April 29, 2014 4:21 pm | Categories:
Building Trades Union Training Programs are Key to Well-Paying Job Opportunities in Energy Sector
McGarvey tells congressional committee that collaborative industry-labor partnerships are meeting the labor demands associated with 21st century energy projects
WASHINGTON, DC—Testifying before the Natural Resources Committee of the U.S. House of Representatives, North America’s Building Trades Unions President Sean McGarvey today outlined how the nationwide training infrastructure of the union construction industry is essential for meeting the skilled craft workforce needs of a burgeoning energy industry in the United States.
“We harbor no illusions that our success is built on anything other than delivering the safest, most highly trained and productive skilled craft workforce found anywhere in the world,” said McGarvey. “That is why our rank and file members and our signatory contractors collectively fund roughly one billion dollars every year to support and operate a nationwide network of 1,600 local joint labor-management apprenticeship training programs.”
McGarvey’s testimony was delivered during an oversight hearing on “American Energy Jobs: Opportunities for Skilled Trades Workers.” He was joined on a panel by Mike Rowe of the Mike Rowe Works Foundation, Robert Flurer from Skeels Electric Company, and Monica Martinez from the Hispanics in Energy organization.

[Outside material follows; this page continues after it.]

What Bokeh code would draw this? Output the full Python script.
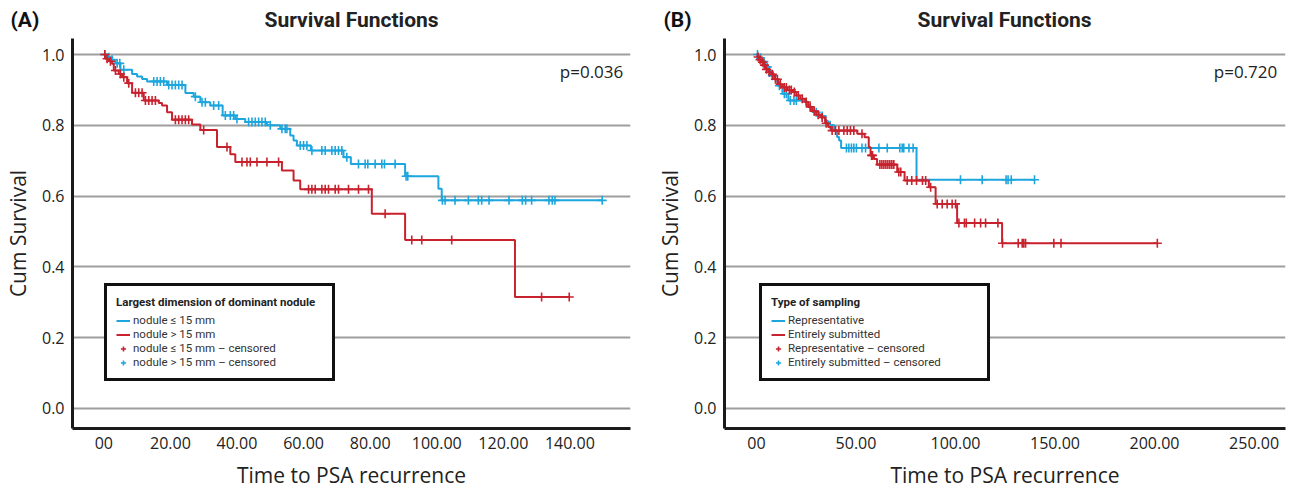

The hearing was focused on the well-paying job opportunities for technical and skilled workers created by the recent American energy boom. Skilled trades workers are an integral part of employment in the energy sector and their importance will only continue to grow as American energy production expands.
“North America’s Building Trades Unions,” said McGarvey, “stand ready to work with this committee and the US Congress to find innovative funding mechanisms, government-sponsored or otherwise, sensible regulations and a collaborative tripartite relationship, between government, industry, and labor, to create the platform needed to regain American leadership in the energy industry and put a floor under the middle class while creating millions of jobs.”